If you can be the family member who treats the situation matter-of-factly, you reduce the shame burden. Talk about the veteran's service openly. Don't lie about the discharge characterization to other relatives. Don't perform a different version of the family.
9. Connect them to other OTH veterans
Other veterans who navigated bad paper and came out the other side are often the most credible sources. Some organizations specifically support OTH veterans:
- Veterans Legal Services Clinics at law schools (many specifically work on upgrades)
- NVLSP (National Veterans Legal Services Program)
- Stateside Legal (statesidelegal.org)
- Some Vet Centers are particularly experienced with OTH veterans
A veteran who upgraded their own discharge and now helps others is one of the most powerful presences a struggling OTH veteran can encounter.
When the bad paper covers something hard
Some OTH discharges cover situations the family isn't prepared to discuss easily:
- Drug use or sales
- Violence
- Theft or fraud
- Sexual misconduct (alleged or actual)
- Suicide attempts that were treated as misconduct
- AWOL related to crisis at home
If the underlying conduct is something you find genuinely difficult to accept, you have your own work to do. You can:
- Engage with your own emotional response (therapy, talking to other family, journaling)
- Decide what kind of relationship you want with the veteran going forward
- Have honest conversations about the past if and when both parties are ready
- Set boundaries where appropriate
What you shouldn't do is pretend nothing happened and punish the veteran with distance. Decide either to engage with the relationship as it is, including the past, or to maintain limited contact with clarity.
What to remember
Bad paper veterans often face the most isolating version of post-service life. The shame is real, the benefits gap is real, and the family understanding gap is real.

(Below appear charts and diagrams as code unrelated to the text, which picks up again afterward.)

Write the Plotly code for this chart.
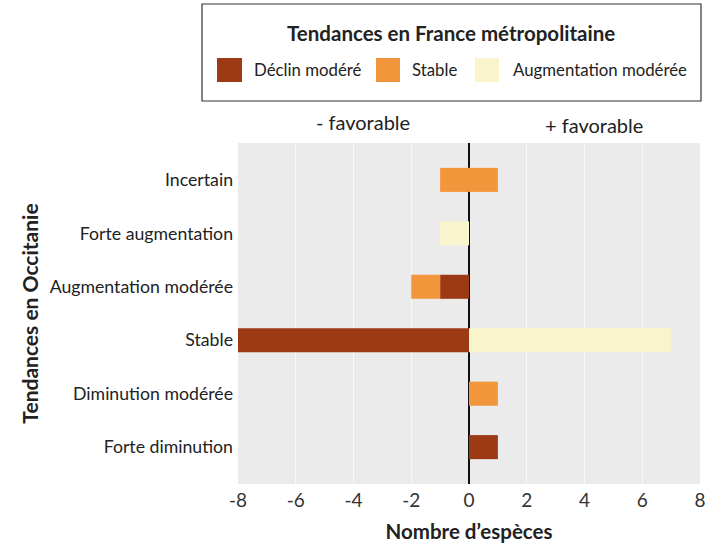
import plotly.graph_objects as go

categories = ["Forte diminution", "Diminution modérée", "Stable",
              "Augmentation modérée", "Forte augmentation", "Incertain"]
series_names = ["Déclin modéré", "Stable", "Augmentation modérée"]
colors = ["#9b3a14", "#f2963b", "#faf4cd"]

# negative side (- favorable) and positive side (+ favorable), per category
declin_neg = [0, 0, -8, -1, 0, 0]
stable_neg = [0, 0, 0, -1, 0, -1]
augm_neg = [0, 0, 0, 0, -1, 0]
declin_pos = [1, 0, 0, 0, 0, 0]
stable_pos = [0, 1, 0, 0, 0, 1]
augm_pos = [0, 0, 7, 0, 0, 0]

xticks = [-8, -6, -4, -2, 0, 2, 4, 6, 8]

FONT = "Lato"
TXT = "#222222"

W, H = 709, 546
L, R, T, B = 238, 9, 143, 62
pw, ph = W - L - R, H - T - B


def px(x):
    return (x - L) / pw


def py(y):
    return (H - B - y) / ph


fig = go.Figure()
neg = [declin_neg, stable_neg, augm_neg]
pos = [declin_pos, stable_pos, augm_pos]
for i, name in enumerate(series_names):
    for vals in (neg[i], pos[i]):
        fig.add_trace(go.Bar(
            y=categories, x=vals, orientation="h", name=name,
            marker=dict(color=colors[i], line=dict(width=0)),
            width=0.45, showlegend=False,
        ))

fig.update_layout(
    width=W, height=H, barmode="relative",
    margin=dict(l=L, r=R, t=T, b=B, autoexpand=False),
    paper_bgcolor="white", plot_bgcolor="#ebebeb",
    font=dict(family=FONT, size=17, color=TXT),
    showlegend=False,
)
fig.update_xaxes(
    range=[-8, 8], tickvals=xticks, ticktext=[str(v) for v in xticks],
    showgrid=True, gridcolor="#f8f8f8", gridwidth=1,
    zeroline=True, zerolinecolor="#111111", zerolinewidth=1.5,
    tickfont=dict(size=19, color="#333333"), ticks="", showline=False,
    ticklabelstandoff=3,
    title=dict(text="<b>Nombre d’espèces</b>", font=dict(size=20.5, color=TXT), standoff=14),
    fixedrange=True, automargin=False,
)
fig.update_yaxes(
    range=[-0.69, 5.69], categoryorder="array", categoryarray=categories,
    showgrid=False, ticks="", tickfont=dict(size=17.7, color=TXT),
    ticklabelstandoff=4,
    title=dict(text="<b>Tendances en Occitanie</b>", font=dict(size=21, color=TXT), standoff=5),
    fixedrange=True, automargin=False,
)

# legend box drawn as shapes + text
shapes = [dict(type="rect", xref="paper", yref="paper",
               x0=px(202), x1=px(701), y0=py(101), y1=py(4),
               line=dict(color="#333333", width=1.2), fillcolor="white", layer="above")]
sw = [(217, 242), (376, 400), (475, 499)]
lab_x = [252, 410, 511]
ann = [dict(text="<b>Tendances en France métropolitaine</b>", x=px(451), y=py(33),
            xref="paper", yref="paper", showarrow=False, font=dict(size=20.5, color=TXT),
            xanchor="center", yanchor="middle")]
for (a, b), lx, c, n in zip(sw, lab_x, colors, series_names):
    shapes.append(dict(type="rect", xref="paper", yref="paper",
                       x0=px(a), x1=px(b), y0=py(82), y1=py(58),
                       line=dict(width=0), fillcolor=c, layer="above"))
    ann.append(dict(text=n, x=px(lx), y=py(70), xref="paper", yref="paper",
                    showarrow=False, font=dict(size=16.8, color=TXT),
                    xanchor="left", yanchor="middle"))
ann.append(dict(text="- favorable", x=px(363), y=py(122), xref="paper", yref="paper",
                showarrow=False, font=dict(size=20, color=TXT), xanchor="center", yanchor="middle"))
ann.append(dict(text="+ favorable", x=px(594), y=py(125), xref="paper", yref="paper",
                showarrow=False, font=dict(size=20, color=TXT), xanchor="center", yanchor="middle"))
fig.update_layout(shapes=shapes, annotations=ann)

fig.write_html("out.html", config={"displayModeBar": False},
               post_script="document.body.style.margin='0';document.body.style.padding='0';")
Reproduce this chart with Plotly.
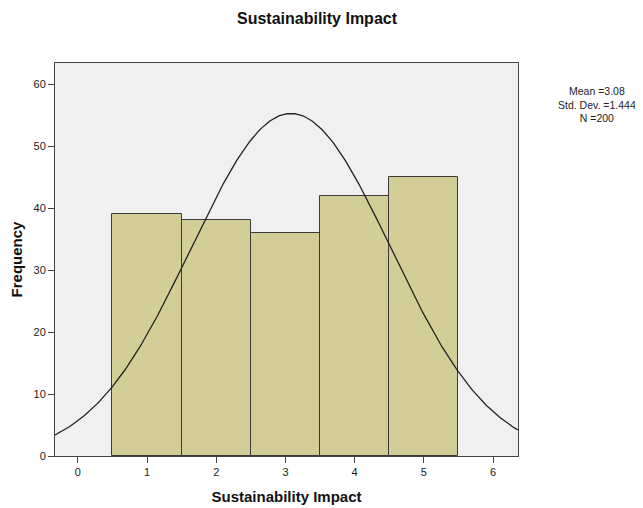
import numpy as np
import plotly.graph_objects as go

categories = [1, 2, 3, 4, 5]
frequencies = [39, 38, 36, 42, 45]
mean_val = 3.08
std_val = 1.444
n_val = 200

# normal curve scaled to counts (bin width 1)
xc = np.linspace(-0.33, 6.36, 300)
yc = n_val * 1.0 / (std_val * np.sqrt(2 * np.pi)) * np.exp(-0.5 * ((xc - mean_val) / std_val) ** 2)

fig = go.Figure()
fig.add_trace(go.Bar(
    x=categories, y=frequencies, width=1.0,
    marker=dict(color="#D3CE98", line=dict(color="#3a3a3a", width=1)),
    hoverinfo="x+y", showlegend=False,
))
fig.add_trace(go.Scatter(
    x=xc, y=yc, mode="lines", line=dict(color="#222222", width=1.3),
    showlegend=False, hoverinfo="skip",
))

W, H = 635, 500
fig.update_layout(
    width=W, height=H,
    margin=dict(l=47, r=125, t=55, b=52, autoexpand=False),
    paper_bgcolor="white", plot_bgcolor="#F0F0F0",
    font=dict(family="Liberation Sans, Arial, sans-serif", color="#222"),
    title=dict(text="<b>Sustainability Impact</b>", x=309 / W, xanchor="center",
               yref="container", y=1 - 10 / H, yanchor="middle",
               font=dict(size=16, color="#111")),
    bargap=0,
)
fig.update_xaxes(
    range=[-0.33, 6.36], tickmode="array", tickvals=[0, 1, 2, 3, 4, 5, 6],
    ticks="outside", ticklen=6, tickcolor="#444", showgrid=False, zeroline=False,
    showline=True, linecolor="#444", linewidth=1, mirror=True, automargin=False,
    tickfont=dict(size=11, color="#222"),
    title=dict(text="<b>Sustainability Impact</b>", font=dict(size=15, color="#111"), standoff=14),
)
fig.update_yaxes(
    range=[0, 63.4], tickmode="array", tickvals=[0, 10, 20, 30, 40, 50, 60],
    ticks="outside", ticklen=6, tickcolor="#444", showgrid=False, zeroline=False,
    showline=True, linecolor="#444", linewidth=1, mirror=True, automargin=False,
    tickfont=dict(size=11, color="#222"),
    title=dict(text="<b>Frequency</b>", font=dict(size=15, color="#111"), standoff=8),
)
fig.add_annotation(
    xref="paper", yref="paper", x=1.0 + (589 - 510) / 463, y=(448 - 97) / 393,
    text=f"Mean ={mean_val:.2f}<br>Std. Dev. ={std_val:.3f}<br>N ={n_val}",
    showarrow=False, xanchor="center", yanchor="middle", align="center",
    font=dict(size=10.5, color="#222"),
)
fig.write_html("out.html")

The family who provides steady, non-shaming, informed support is rare and important. You don't have to fix the discharge. You don't have to push for upgrade. You don't even have to know all the technical details.
You do have to:
- Treat them as the person they are now
- Recognize their service across the whole arc
- Know enough to break common myths when they come up
- Watch for and support underlying mental health issues
- Not amplify the shame
- Connect them to resources when they're ready
Many OTH veterans, with time and the right support, eventually pursue upgrades, claims, and reintegration into veteran communities. The family who held steady during the long stretch when none of that was happening played a real role.
Resources: NVLSP.org, statesidelegal.org, Coaching Into Care 1-888-823-8255. Vet Centers: vetcenter.va.gov.